Chaque fois que j’entends son fils Doudou Keinde Mbaye élever la voix, le souvenir de son père me revient avec une nostalgie prenante. La génération qui a pris le relais ne fait point nature morte. Il suffit d’écouter Abdoul Aziz Mbaye, Daou Gor, Mansour et même leurs enfants pour s’en rendre compte. Ce sont ces chanteurs qui ont fait connaître les écrits de tous les érudits de Tivaouane en commençant par ceux de Cheikh Seydi Hadj Malick Sy, l’un des chantres du Prophète Mouhammad PSL les plus prolixes du continent africain.
Mbaye Dondé était le chanteur attitré de Serigne Babacar Sy, son guide et son maître à penser. Quand il chantait, sa voix de stentor s’élevait comme un vol d’oiseaux vers le ciel et ne revenait sur terre qu’après avoir séduit les occupants des espaces célestes. Il n’était pas seulement un interprète doué mais, également, un poète inspiré dont les compositions en langue wolof étaient remplies de mysticisme.

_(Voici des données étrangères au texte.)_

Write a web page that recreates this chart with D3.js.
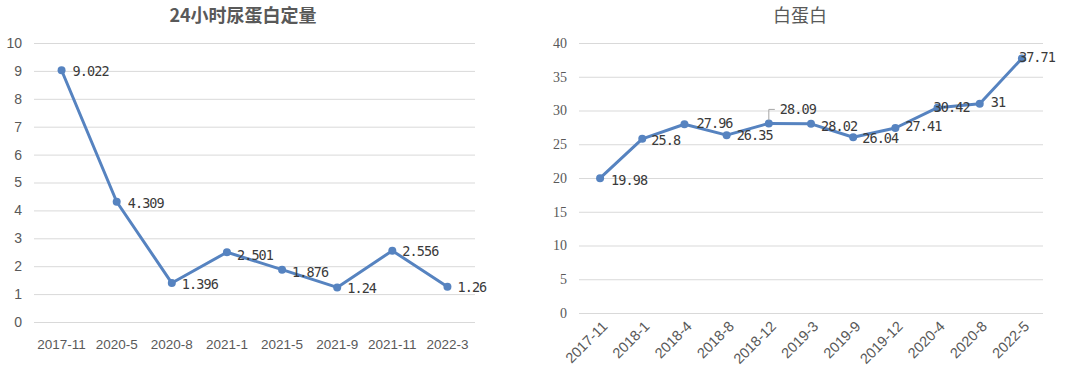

Il avait su composer et interpréter un chant se rapportant au voyage nocturne du Prophète Mouhammad PSL. Cette chanson restera l’une de ses plus belles compositions sinon la plus belle tant elle est revigorante, pleine d’émotion et de tendresse. Dans un pays où le taux d’analphabétisme en langue arabe est trop élevé, Mbaye Dondé avait su trouver la meilleure parade grâce à son intelligence, pour nous faire comprendre le langage des maîtres de l’islam des lettrés.
Quand Mbaye Dondé chantait, c’était tout son être qui vibrait à l’unisson. Ses nerfs se gonflaient et son teint devenait plus noir à cause des paroles qui sortaient de sa bouche avec une fréquence et un rythme métronomiques. La sueur qui dégoulinait de son front, rendait son visage étincelant, telle une peau couverte de poudre dorée. Son intelligence, sa vaste culture islamique, sa finesse d’esprit et sa mémoire phénoménale en plus de sa voix conquérante, attestaient qu’on pouvait l’imiter, mais jamais l’égaler. Il fait partie intégrante de ceux qui font la fierté de l’école de Tivaouane allumée par l’incomparable Mawdo Malick Sy, serviteur sans commune mesure, de l’islam et de la confrérie fondée par Aboul Abass Ahmada Tijane RTA.
Me rendant un jour aux cimetières de Tivaouane, j’ai effectué un long arrêt devant le mausolée de Mbaye Dondé, priant pour le repos de son âme. Nous lui devons ces prières car, il fait partie de ceux qui nous ont fait aimer les chants Tidiane. Je me devais de lui consacrer cette chronique en hommage à son vécu religieux et à sa voix pleine de grâce et de sainteté.